Alber habe damit das sichtbare Symbol der Trennung der Gesellschaft in Geweihte und Nichtgeweihte überwunden. Bis dahin durften nur Kleriker aus dem Abendmahlskelch trinken. Doch Alber bot Brot und Wein für alle an, und er feierte die Messe auf Deutsch statt Latein. "Es war viel Glaubensmut nötig, so gefährlich nah an der Ketzerei zu agieren", sagte Landesbischof Ernst-Wilhelm Gohl aus Anlass des Jubiläums. "Mit einem Mal war die volle Teilhabe für alle zugänglich." Das wirke bis heute fort. "Bei der Feier des Abendmahls erleben wir, dass die Unterschiede, die wir Menschen sonst machen, in Christus aufgehoben sind."
Zur Feier am 14. August 1524 hatten sich Menschen bis aus Esslingen und Herrenberg auf den Weg in die Freie Reichsstadt Reutlingen gemacht, die Marienkirche erwies sich als zu klein. Manche kamen wohl aus Sensationslust: Wird Alber es tatsächlich wagen, sich gegen Brauch und Recht der Kirche zu stellen und das Abendmahl so zu feiern wie die Ketzer in Böhmen und die geächteten Wittenberger?

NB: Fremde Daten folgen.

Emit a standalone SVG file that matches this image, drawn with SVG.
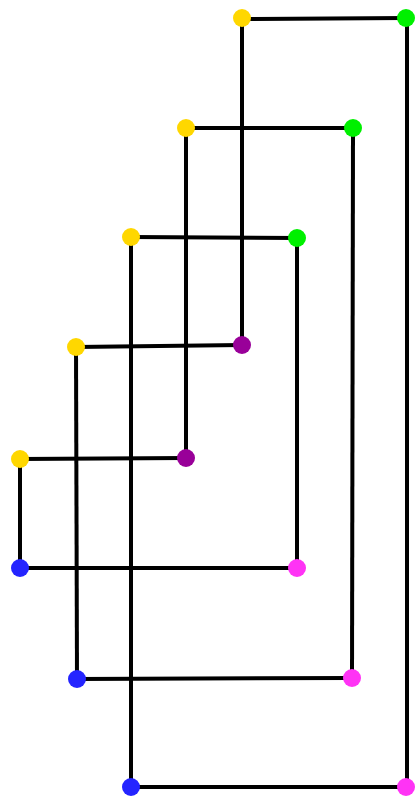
<svg xmlns="http://www.w3.org/2000/svg" width="415" height="799" viewBox="0 0 415 799">
<style>
.e{stroke:#000;stroke-width:4;fill:none;stroke-linecap:butt}
.n{stroke:none}
.y{fill:#FFD700}.g{fill:#00F000}.p{fill:#990099}.b{fill:#2424FF}.m{fill:#FF33F5}
</style>
<rect width="415" height="799" fill="#fff"/>
<g id="edges">
<line class="e" x1="242" y1="19" x2="406" y2="18"/>
<line class="e" x1="407" y1="18" x2="407" y2="787"/>
<line class="e" x1="131" y1="787" x2="406" y2="787"/>
<line class="e" x1="131" y1="237" x2="131" y2="787"/>
<line class="e" x1="131" y1="237" x2="297" y2="238"/>
<line class="e" x1="297" y1="238" x2="297" y2="568"/>
<line class="e" x1="20" y1="568" x2="297" y2="568"/>
<line class="e" x1="20" y1="459" x2="20" y2="568"/>
<line class="e" x1="20" y1="459" x2="186" y2="458"/>
<line class="e" x1="186" y1="128" x2="186" y2="458"/>
<line class="e" x1="186" y1="128" x2="353" y2="128"/>
<line class="e" x1="353" y1="128" x2="352" y2="678"/>
<line class="e" x1="77" y1="679" x2="352" y2="678"/>
<line class="e" x1="76" y1="347" x2="77" y2="679"/>
<line class="e" x1="76" y1="347" x2="242" y2="345"/>
<line class="e" x1="242" y1="19" x2="242" y2="345"/>
</g>
<g id="y1"><circle class="n y" cx="242" cy="18" r="9"/></g>
<g id="y2"><circle class="n y" cx="186" cy="128" r="9"/></g>
<g id="y3"><circle class="n y" cx="131" cy="237" r="9"/></g>
<g id="y4"><circle class="n y" cx="76" cy="347" r="9"/></g>
<g id="y5"><circle class="n y" cx="20" cy="459" r="9"/></g>
<g id="g1"><circle class="n g" cx="406" cy="18" r="9"/></g>
<g id="g2"><circle class="n g" cx="353" cy="128" r="9"/></g>
<g id="g3"><circle class="n g" cx="297" cy="238" r="9"/></g>
<g id="p1"><circle class="n p" cx="242" cy="345" r="9"/></g>
<g id="p2"><circle class="n p" cx="186" cy="458" r="9"/></g>
<g id="b1"><circle class="n b" cx="20" cy="568" r="9"/></g>
<g id="b2"><circle class="n b" cx="77" cy="679" r="9"/></g>
<g id="b3"><circle class="n b" cx="131" cy="787" r="9"/></g>
<g id="m1"><circle class="n m" cx="297" cy="568" r="9"/></g>
<g id="m2"><circle class="n m" cx="352" cy="678" r="9"/></g>
<g id="m3"><circle class="n m" cx="406" cy="787" r="9"/></g>
</svg>
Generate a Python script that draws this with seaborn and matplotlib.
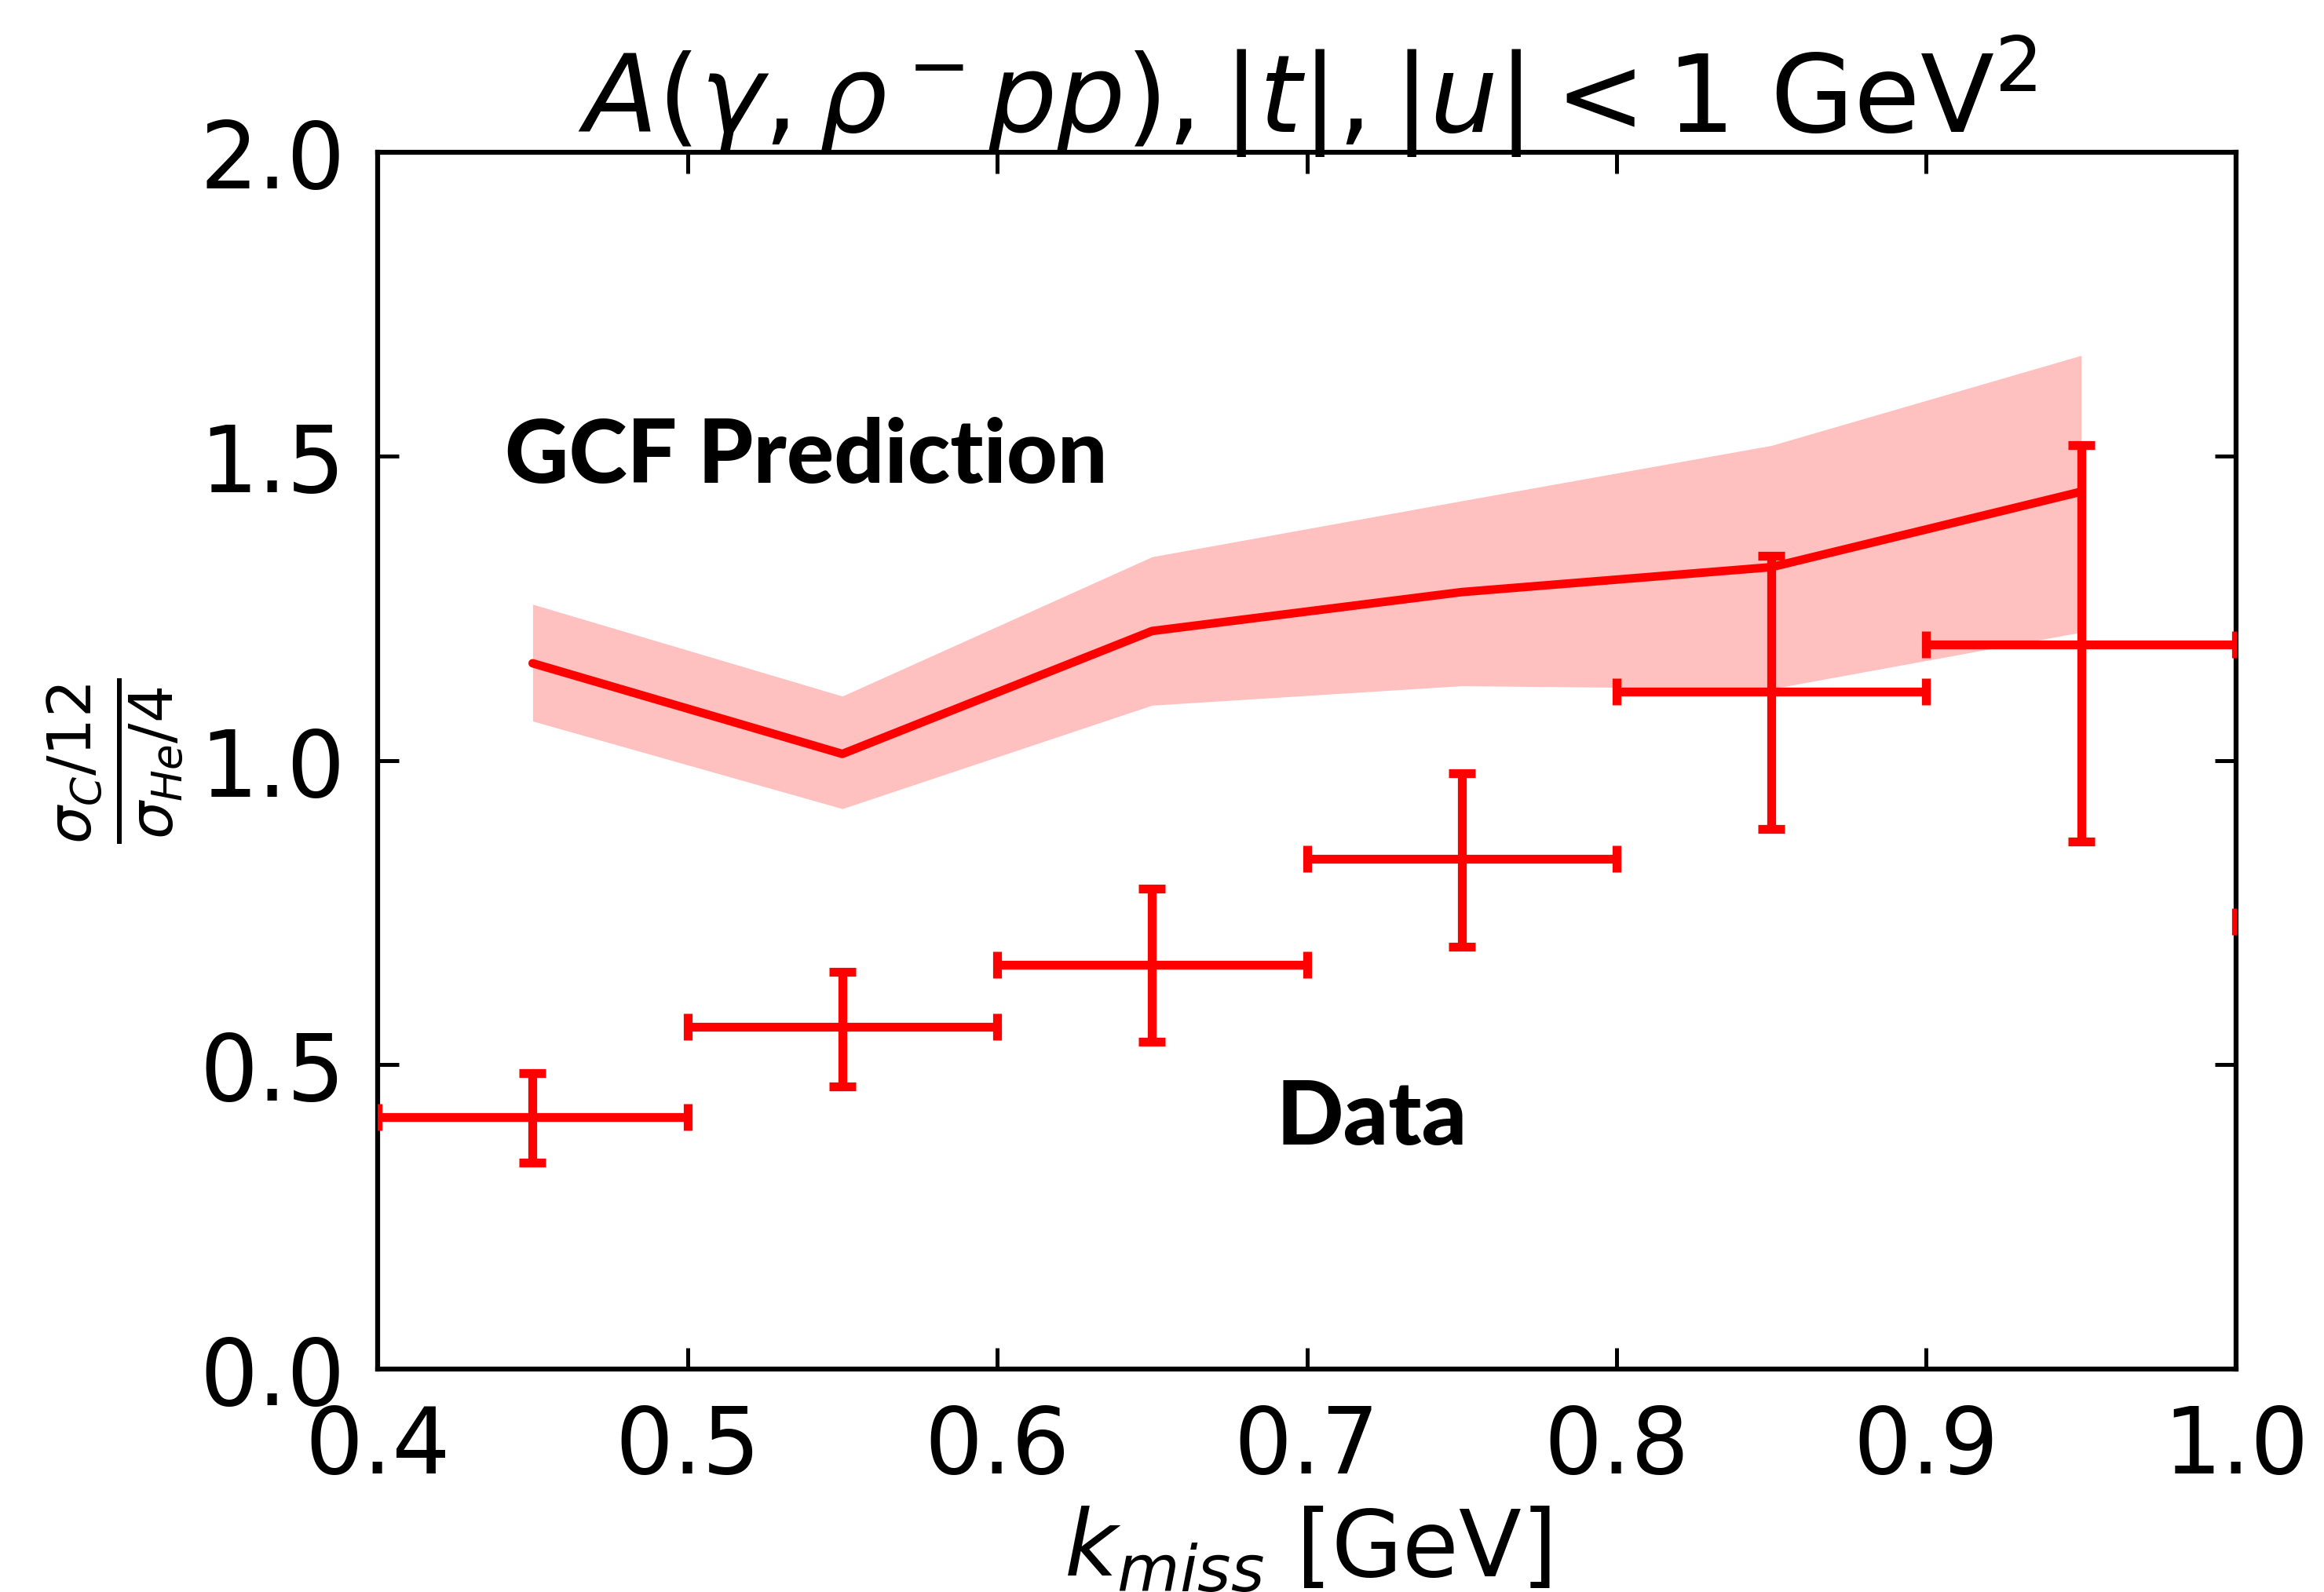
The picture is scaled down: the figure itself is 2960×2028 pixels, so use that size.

Alber entstammt einer bedeutenden Reutlinger Handwerkerfamilie. 1521 kehrte er mit einem Studienabschluss in Theologie nach Reutlingen zurück, um die neu geschaffene Ratsprädikatur anzutreten. Seine reformatorischen Predigten wurden von der Bürgerschaft und von Kollegen in der Stadt mit wachsender Zustimmung gehört. 1549 berief Herzog Ulrich den Prädikanten an die Stuttgarter Stiftskirche. In seinen letzten Lebensjahren wirkte Alber als Abt der evangelischen Klosterschule Blaubeuren.
Ein halbes Jahr nach der skandalösen Feier musste sich Alber vor dem Reichsregiment in Esslingen verantworten. Dort wurde er unter anderem zu seiner Abendmahlspraxis befragt. Die insgesamt 52 Fragen stellte der kaiserliche Anwalt Kaspar Mart. Er forderte, ein förmliches Gerichtsverfahren im Sinne des Wormser Edikts zu eröffnen. Alber berief sich auf die Autorität Jesu Christi und der Bibel. Wider Erwarten ließ das Reichsregiment den Prädikanten ziehen.
Dieser arbeitete weiter an einer neuen Gottesdienstordnung. 1526 sandte er sie zur Begutachtung nach Wittenberg. Luther gab seine Zustimmung. Nur die Länge der Lesungen kritisierte Luther: Er fürchte, damit werde die Gemeinde überfordert.